According to another non-fiction book, Death By Government, by Rudolph J. Rummel (1994), more than 2.85 million Chinese civilians died in the war at the hands of Japan's sanko seisaku, or "three-all" policy - kill all, burn all, destroy all. And not one province in China was spared.

Yet, many Japanese today do not seem able to face up to their country's atrocious militarist war record. Mr Abe even wants to rescind past war apologies that his predecessors made.

Whence comes this mindset?

The first reason stems from the fact that many still believe that Japan's soldiers were tried unfairly at the International Military Tribunal for the Far East.

In a 2002 Berkeley Journal of International Law study, University of Tokyo law professor Yasuaki Onuma noted that the Tokyo Trials, as they were commonly called, were "not perceived as legitimate among many ordinary Japanese people (because of) the unfair composition of the tribunal and the atomic bombings by the US..."

The Japanese say it was victors' justice dispensed during the occupation under one man, supreme commander of the Allied powers, General Douglas MacArthur, who ruled Japan at the time.

Sitting from May 1946 to November 1948, the Tokyo Trials found 1,068 of Japan's soldiers guilty of war crimes. In 1951, the San Francisco Peace Treaty was signed, returning sovereignty to Japan.

The new government was required to execute all its war criminals. But deeply moved by two publications, millions of Japanese petitioned against the executions.

One was a five-volume, pocket-book series called Records Of Historical Truth: The War Trials. Prepared by the prisoners themselves, they detailed illegalities in the trials and alleged that they had been tortured in jail.

The other was Testaments For The Century, a compilation of last wills written by the condemned. This focused on shortcomings in the trial proceedings as well.

Those petitions impelled Tokyo to renegotiate with the Allies and, in August 1953, the Diet, or Japanese Parliament, unanimously amended the law to recognise those who had been executed after the trials as war casualties, not war criminals.

Further amendments in 1954 and 1955 would allow jail time in Allied-controlled prisons to be recognised as time served performing official duties.

Next, all major (Class A) war criminals who were still being held were released in March 1956, while all minor (Class B and Class C) war criminals were freed in May 1958. These revisions confirmed in the popular imagination that the trials did mete out a victor's justice, and that the nation had not really been guilty of war crimes.

The second reason for the failure of many citizens to acknowledge the atrocities committed by Japanese troops is the fact that the trials did not lead to any national introspection.

This primarily had to do with the US' calculated decision to exempt Emperor Hirohito from prosecution. According to historian Herbert Bix's Hirohito And The Making Of Modern Japan, this was to ensure a trouble-free occupation.

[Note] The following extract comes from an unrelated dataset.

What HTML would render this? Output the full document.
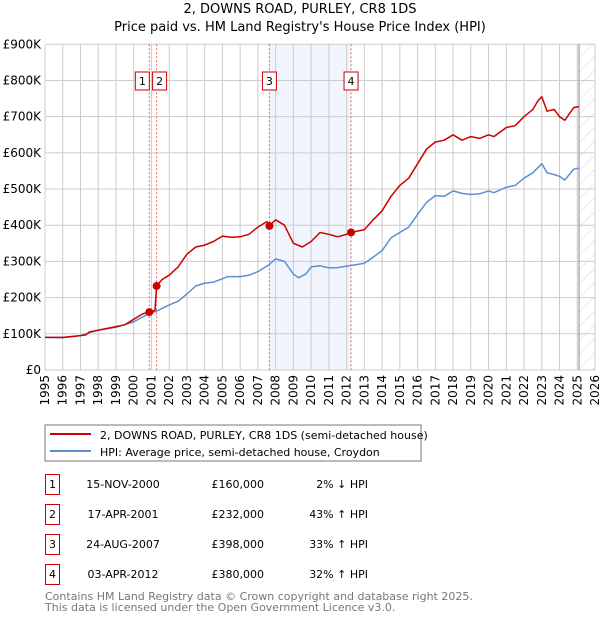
<!DOCTYPE html>
<html><head><meta charset="utf-8"><style>
body{margin:0;background:#fff;}
svg{display:block;font-family:"DejaVu Sans","Liberation Sans",sans-serif;}
</style></head><body>
<svg id="c" width="600" height="620" viewBox="0 0 600 620" xmlns="http://www.w3.org/2000/svg">
<defs><pattern id="hatch" width="10" height="10" patternUnits="userSpaceOnUse" patternTransform="rotate(45)"><line x1="0" y1="0" x2="0" y2="10" stroke="#ccc" stroke-width="0.8"/></pattern></defs>
<text x="300" y="13" text-anchor="middle" font-size="13">2, DOWNS ROAD, PURLEY, CR8 1DS</text>
<text x="300" y="31" text-anchor="middle" font-size="13">Price paid vs. HM Land Registry's House Price Index (HPI)</text>
<g id="plot"></g>
<rect x="45" y="425" width="376" height="36" fill="#fff" stroke="#777"/>
<line x1="50" y1="434" x2="91" y2="434" stroke="#cc0000" stroke-width="2"/>
<text x="100" y="439" font-size="11">2, DOWNS ROAD, PURLEY, CR8 1DS (semi-detached house)</text>
<line x1="50" y1="451" x2="91" y2="451" stroke="#5b8fd4" stroke-width="2"/>
<text x="100" y="456" font-size="11">HPI: Average price, semi-detached house, Croydon</text>
<g id="tbl" font-size="11"></g>
<text x="45" y="600" font-size="11" fill="#777">Contains HM Land Registry data © Crown copyright and database right 2025.</text>
<text x="45" y="611" font-size="11" fill="#777">This data is licensed under the Open Government Licence v3.0.</text>
</svg>
<script>
const hpiYears=[1995,1996,1997,1997.5,1998,1999,2000,2000.9,2001.3,2002,2002.5,2003,2003.5,2004,2004.5,2005,2005.3,2006,2006.5,2007,2007.6,2008,2008.5,2009,2009.3,2009.7,2010,2010.5,2011,2011.5,2012,2012.5,2013,2013.5,2014,2014.5,2015,2015.5,2016,2016.5,2017,2017.5,2018,2018.5,2019,2019.5,2020,2020.3,2021,2021.5,2022,2022.5,2023,2023.3,2023.7,2024,2024.3,2024.8,2025.1];
const hpiValues=[90,89,95,103,110,118,133,157,163,180,190,210,232,240,243,252,258,258,262,272,290,307,300,265,255,265,285,288,282,283,287,291,295,312,330,365,380,395,430,463,482,480,495,488,485,487,495,490,505,510,530,545,570,545,540,535,525,555,558];
const propYears=[1995,1996,1997,1997.3,1997.5,1998,1998.5,1999,1999.5,2000,2000.5,2000.88,2001.2,2001.29,2001.6,2002,2002.5,2003,2003.5,2004,2004.5,2005,2005.5,2006,2006.5,2007,2007.5,2007.65,2008,2008.5,2009,2009.5,2010,2010.5,2011,2011.5,2012,2012.25,2013,2013.5,2014,2014.5,2015,2015.5,2016,2016.5,2017,2017.5,2018,2018.5,2019,2019.5,2020,2020.3,2021,2021.5,2022,2022.5,2022.8,2023,2023.3,2023.7,2024,2024.3,2024.8,2025.1];
const propValues=[90,90,95,97,105,110,115,120,125,140,155,160,165,232,250,262,285,320,340,345,355,370,367,368,375,395,410,398,415,400,350,340,355,380,375,368,375,380,388,415,440,480,510,530,570,610,630,635,650,635,645,640,650,645,670,675,700,720,745,755,715,720,700,690,725,728];
const saleYears=[2000.88,2001.29,2007.65,2012.25];
const saleValues=[160,232,398,380];
const saleLabels=["1","2","3","4"];
const saleDates=["15-NOV-2000","17-APR-2001","24-AUG-2007","03-APR-2012"];
const salePrices=["£160,000","£232,000","£398,000","£380,000"];
const saleHpi=["2% ↓ HPI","43% ↑ HPI","33% ↑ HPI","32% ↑ HPI"];
const yTicks=[0,100,200,300,400,500,600,700,800,900];
const yTickLabels=["£0","£100K","£200K","£300K","£400K","£500K","£600K","£700K","£800K","£900K"];
const xTicks=[1995,1996,1997,1998,1999,2000,2001,2002,2003,2004,2005,2006,2007,2008,2009,2010,2011,2012,2013,2014,2015,2016,2017,2018,2019,2020,2021,2022,2023,2024,2025,2026];

const L=45,R=595,T=44.3,B=370;
const xs=y=>L+(y-1995)/(2026-1995)*(R-L);
const ys=v=>B-v/900*(B-T);
const NS="http://www.w3.org/2000/svg";
const plot=document.getElementById('plot');
function mk(tag,attrs,parent){const e=document.createElementNS(NS,tag);for(const k in attrs)e.setAttribute(k,attrs[k]);(parent||plot).appendChild(e);return e;}

let e=mk('rect',{x:xs(2007.65),y:T,width:xs(2012.25)-xs(2007.65),height:B-T,fill:'#f2f5fd'});


e=mk('rect',{x:xs(2025.1),y:T,width:R-xs(2025.1),height:B-T,fill:'url(#hatch)'});



yTicks.forEach((t,i)=>{
  let g=mk('line',{x1:L,x2:R,y1:ys(t),y2:ys(t),stroke:'#ccc','stroke-width':1});
  
  
  let tx=mk('text',{x:L-4,y:ys(t)+4,'text-anchor':'end','font-size':12});
  tx.textContent=yTickLabels[i];
  
  
});
xTicks.forEach(t=>{
  let g=mk('line',{x1:xs(t),x2:xs(t),y1:T,y2:B,stroke:'#ccc','stroke-width':1});
  
  
  let tx=mk('text',{x:0,y:0,'text-anchor':'end','font-size':12,transform:`translate(${xs(t)+4},${B+5}) rotate(-90)`});
  tx.textContent=t;
  
  
});
e=mk('line',{x1:xs(2025.1),x2:xs(2025.1),y1:T,y2:B,stroke:'#888','stroke-width':1});



saleYears.forEach((y,i)=>{
  let l=mk('line',{x1:xs(y),x2:xs(y),y1:T,y2:B,stroke:'#f06060','stroke-width':1,'stroke-dasharray':'2,2'});
  
  
});

function path(xa,va,col,name){
  let d=xa.map((y,i)=>(i?'L':'M')+xs(y).toFixed(1)+','+ys(va[i]).toFixed(1)).join('');
  let p=mk('path',{d:d,fill:'none',stroke:col,'stroke-width':1.5,'stroke-linejoin':'round'});
  
  
}
path(hpiYears,hpiValues,'#5b8fd4','hpi-line');
path(propYears,propValues,'#cc0000','property-line');

saleYears.forEach((y,i)=>{
  let c=mk('circle',{cx:xs(y),cy:ys(saleValues[i]),r:4,fill:'#cc0000'});
  
  
  let off=i===0?-4:(i===1?4:0);
  let bx=xs(y)-7+off-(i===0?3:0)+(i===1?-1:0);
  let r=mk('rect',{x:bx,y:72,width:14,height:18,fill:'#fff',stroke:'#cc0000','stroke-width':1});
  
  
  let t=mk('text',{x:bx+7,y:85,'text-anchor':'middle','font-size':11});
  t.textContent=saleLabels[i];
  
  
});

const tbl=document.getElementById('tbl');
saleLabels.forEach((lab,i)=>{
  const cy=483+i*30;
  let r=mk('rect',{x:45.5,y:cy-8.5,width:14,height:20,fill:'none',stroke:'#cc0000'},tbl);
  
  
  let t=mk('text',{x:52.5,y:cy+5,'text-anchor':'middle'},tbl);t.textContent=lab;
  
  
  t=mk('text',{x:123,y:cy+5,'text-anchor':'middle'},tbl);t.textContent=saleDates[i];
  
  
  t=mk('text',{x:264,y:cy+5,'text-anchor':'end'},tbl);t.textContent=salePrices[i];
  
  
  t=mk('text',{x:368,y:cy+5,'text-anchor':'end'},tbl);t.textContent=saleHpi[i];
  
  
});
</script>
</body></html>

In Shinto, Japan's folk religion, the imperial institution sat at the core of a nation regarded as one family (kokotai), with the emperor being divine and infallible.

Holding the emperor responsible for war crimes would deny that divinity. It would also mean that the people who worshipped him had failed to see his fallibility, and so were themselves also responsible.

Thus, to criticise Hirohito would have been to question everyone's self-identity, which Gen MacArthur feared might provoke mass resistance to the occupation.

Excluding Hirohito from liability, on the other hand, would exclude the people from responsibility too. Blame was instead imputed exclusively to Japan's military leaders, headed by General Hideki Tojo, a view that came to be widely accepted.

Hirohito was even made out to be a pacifist coerced by "militarists" to support the war who, eventually, acted heroically on his own to end it all. (After his death, scholarly research proved conclusively that Hirohito had been very intimately involved in war decisions.)

Thus, when the Japanese recall the war years today, what they recall is the people's powerlessness before a government led by militarists. The people were also victims, they feel, embroiled in a war by militarist leaders. So, they think their people were never complicit in any war crime.

A third reason why Japan was not made to confront its war guilt squarely was the US decision, as the Cold War intensified, that Japan was to become an Asian bulwark against communism.

But it was hard to transform Japan into such an ally if investigations and prosecutions of its war crimes were ongoing. Thus, the trials were not allowed to put the full record before the people.

The Rape of Nanjing, biowarfare experimentation in China, vivisection of Filipino prisoners of war and the comfort women issue were all excluded from the evidence. The records of these war crimes exist to this day.

In 1949, Gen MacArthur halted all prosecutions, so the national soul searching which similar trials led to in West Germany failed to happen in Japan.

An amnesia about and denial of its appalling record of war crimes characterise Japan's collective memory.

To cure this malady, a Truth and Reconciliation Commission, like that in post-apartheid South Africa, is needed to set the record straight for the Japanese people nearly 70 years after the war ended.